White House Correspondents: We 'Stand In Strong Solidarity' With AP, James Rosen

The White House Correspondents' Association said on Tuesday that it was standing "in strong solidarity" with the journalists who have been targeted by the Obama administration.

White House reporters had questioned spokesman Jay Carney aggressively about the secret investigations of the Associated Press and Fox News journalist James Rosen, but the WHCA had come under fire for not speaking out formally against the probes.

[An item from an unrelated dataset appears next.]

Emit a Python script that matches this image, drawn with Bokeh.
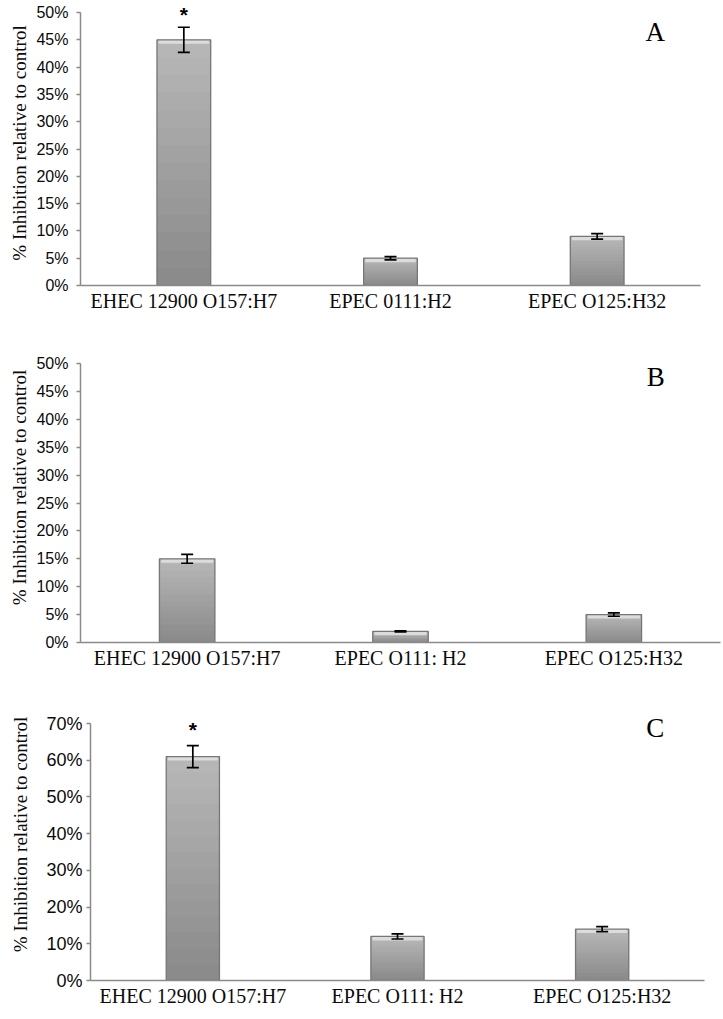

On Tuesday, Carney said he had spoken to President Obama about his views on press freedom. He said Obama does not believe reporters should be targeted for "doing their jobs." The Washington Post took this to mean that Obama was "not interested in prosecuting reporters for soliciting information from government officials." The Justice Department has said it did not intend to charge Rosen, even though he had been labeled a "co-conspirator" in a leak investigation.

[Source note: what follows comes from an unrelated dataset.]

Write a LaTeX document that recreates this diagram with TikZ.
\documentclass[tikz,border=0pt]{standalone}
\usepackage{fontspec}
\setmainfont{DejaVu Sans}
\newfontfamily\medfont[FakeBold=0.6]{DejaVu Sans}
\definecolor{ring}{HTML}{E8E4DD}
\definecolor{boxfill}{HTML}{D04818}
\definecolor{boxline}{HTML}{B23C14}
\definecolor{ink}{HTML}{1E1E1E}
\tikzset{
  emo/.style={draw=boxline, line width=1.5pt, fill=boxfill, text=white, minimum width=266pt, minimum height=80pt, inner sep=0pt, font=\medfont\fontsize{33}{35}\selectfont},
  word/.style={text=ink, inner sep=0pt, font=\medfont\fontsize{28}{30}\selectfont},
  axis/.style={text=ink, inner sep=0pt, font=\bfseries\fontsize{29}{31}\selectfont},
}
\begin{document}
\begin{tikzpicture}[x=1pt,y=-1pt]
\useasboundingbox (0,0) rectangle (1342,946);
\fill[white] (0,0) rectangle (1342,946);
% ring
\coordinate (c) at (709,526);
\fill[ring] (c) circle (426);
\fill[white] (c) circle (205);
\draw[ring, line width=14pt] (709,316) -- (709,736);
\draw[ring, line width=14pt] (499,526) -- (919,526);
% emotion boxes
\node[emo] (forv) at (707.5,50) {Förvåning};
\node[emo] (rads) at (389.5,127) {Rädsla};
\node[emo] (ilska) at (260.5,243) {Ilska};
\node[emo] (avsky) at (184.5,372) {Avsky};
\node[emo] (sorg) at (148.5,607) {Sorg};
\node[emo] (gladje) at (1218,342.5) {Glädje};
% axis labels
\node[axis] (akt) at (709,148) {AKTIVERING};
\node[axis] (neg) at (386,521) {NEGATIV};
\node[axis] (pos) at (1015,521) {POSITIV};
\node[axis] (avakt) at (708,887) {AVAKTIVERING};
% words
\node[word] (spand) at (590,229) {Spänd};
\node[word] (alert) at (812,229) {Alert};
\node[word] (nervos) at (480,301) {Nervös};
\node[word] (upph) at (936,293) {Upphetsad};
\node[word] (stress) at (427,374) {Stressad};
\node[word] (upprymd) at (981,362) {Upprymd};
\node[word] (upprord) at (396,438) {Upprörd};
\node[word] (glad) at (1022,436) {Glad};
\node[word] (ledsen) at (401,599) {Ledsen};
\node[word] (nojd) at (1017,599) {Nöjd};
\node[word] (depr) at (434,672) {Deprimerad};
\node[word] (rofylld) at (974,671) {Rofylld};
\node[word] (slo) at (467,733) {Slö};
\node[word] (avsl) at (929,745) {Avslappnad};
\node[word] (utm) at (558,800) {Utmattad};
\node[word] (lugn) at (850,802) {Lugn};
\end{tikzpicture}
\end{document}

In a statement, the WHCA board began by saying, "we agree with President Obama." The statement also said that the "action, not words" would be the ultimate test for the administration.

The full statement is below.

"We want to make clear that we agree with President Obama, as quoted at today's press briefing by Jay Carney, that all of us in journalism should be able to do our jobs 'in a free and open way.'

Carney went on to say that 'if you're asking me whether the president believes that journalists should be prosecuted for doing their jobs, the answer is no.'

Indeed, reporters should never be threatened with prosecution for the simple act of doing their jobs. The problem is that in two recent cases, one involving Fox News' James Rosen and the other focused on the Associated Press, serious questions have been raised about whether our government has gotten far too aggressive in its monitoring of reporters' movements, phone records, and even personal email.

We do not know all of the facts in these cases, so we will just say this in general: Our country was founded on the principle of freedom of the press and nothing is more sacred to our profession. So we stand in strong solidarity with our colleagues who have been scrutinized. And in terms of the administration, ultimately what will matter more in all of these cases is action not words."